I love using PowerBI for analysis! Recently PowerBI added support for AutoML (Supervised Automated machine Learning) and I wanted to demonstrate the new ML capabilities with an end to end example. In this article, I use AutoML to create and apply a regression model. Regression is a machine learning technique used for understanding the relationship between input and output variables (input is what is known in your data and output is generally the effect of input data and is sometimes unknown). Regression technique gives us more insight into data by making it easier to see relation between dependent and independent variables. These are the five steps I followed in this article to create the Regression model:
Refer this tutorial for a detailed walk through of each of these steps, and this tutorial for ones specific to regression models.
Creating a dataflow with the input data
I created a dataflow using the House Sales prediction dataset from Kaggle. It is also available, at the following link: house sales prediction for purposes of this article. It contains sale prices, number of bedrooms, square footage, number of floors, latitude, longitude etc. of houses in King County (which includes Seattle) sold between May 2014 and May 2015. The Price attribute indicating the price of the house is the numeric field used as label for the Regression model. The dataset was split into two entities HousePrices2014 and HousePrices2015 based on the year attribute.
Note that though most of the attribute data types in this dataset are numeric, these may be interpreted as strings by Power Query. So, most of these fields, including the label, were converted to numeric.
Training a machine learning model
I chose the HousePrices2014 as the entity to apply ML models. Power BI analyzed the Price field and suggested Regression as the type of machine learning model that can be created to predict that field. It took around an impressive 7 minutes to train 12 algorithms on 14 thousand data points.
Model validation report
After the training refresh completed, I checked out the training report. Key Influencers shows that Latitude, Sqft_living, Grade are the top predictors for the model.
To verify this, I plotted a ft_living (square footage of the home) and price. The plot does indeed show a relationship indicating that that higher square feet living indicates higher prices. As shown in the sqft_living breakdown above, 2.7k to 2.9k sqfeet houses has the highest share of range 1 priced houses (72k to 1M).
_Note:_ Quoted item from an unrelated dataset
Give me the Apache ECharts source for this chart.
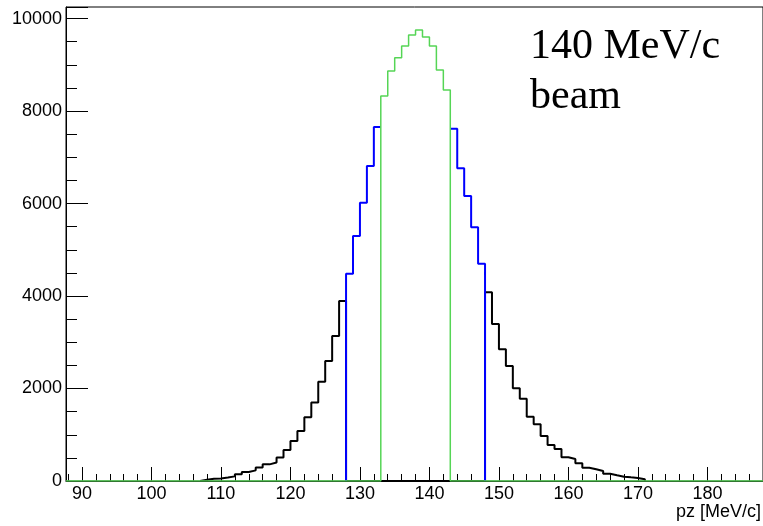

Likewise, a scatterplot between grade (overall grade given to the housing unit, based on King County grading system) and price shows houses with higher grades does have higher prices.
The model is 88% performant, which is a pretty great value for this dataset. As you can see in the chart below, most of the test samples lie in the diagonal showing the low error in prediction.
The Training Details page shows the performance of the 25 different models, how features were extracted from the inputs, and the hyperparameters for the final model used. AutoML chose an ensemble, Pre fitted Soft Voting Regressor as the best model for this dataset.
Applying the model
As I was satisfied with the training results, I proceeded to apply the model to the HousePrices2015 entity. A HousePrices2015 enriched RegressionModel was created, which includes the predicted output from the model. Overall, it took only around 2 minutes to score nearly 7 thousand rows!
Applying a Regression model added two columns with the Regression outcome, and the top record-specific influencers for each prediction. The HousePrices2015 enriched Regression entity with explanation, predicted prices is shown below along with the actual prices in PowerBI Desktop. The local explanations contains break down of how much each feature moved the specific instance away from the average price of houses. For categorical features, it shows how much price would have changed for different values of the categories. In the highlighted example, you can see that the house price was predicted to be $554174. The explanation says that, "condition", caused the price to increase by 44k from the average price of houses, and that the "latitude" caused the price to fall down by 26k.
I established a connection to the dataflow from PBI Desktop, to incorporate these predictions from the model in PBI reports so that I can visualize these results. I plotted a heat map of predicted prices using latitude, longitude. Prices were represented by a red (100% gradient stop) through green (50% gradient stop), to yellow(0% gradient stop) gradient.
We can see that, for example, Downtown Seattle and Downtown Bellevue have red regions as expected, owing to high prices.
I tried a scikit-learn Random Forest on this same dataset. It took 1 min using 3-fold cross validation, searching across 30 different combinations, using all available cores to give an R2 score of 0.85.
Summary
Even though AutoML took longer, I am impressed to have gotten a better R2 score of 0.88 by trying not just Random Forest but 25 different models, in addition to getting instance-level explanations. Moreover, AutoML automatically does preprocessing like dropping features like ID with no useful information and generating additional features for datetime like month, year etc. On the other hand, in scikit-learn one must encode string or date-time like features or drop it.
Overall, I’m very excited about AutoML, because I did not have to learn the intricacies of the ML models nor worry about the implementation and still get the same results. I have done these in Python and R and it took me considerably longer to code up and setup the hyperparameters, whereas in AutoML I am just hitting a bunch of buttons and voila I am done! Given how much easier it is to get started with lesser effort, I encourage business analysts and even data scientists/analysts to try out AutoML!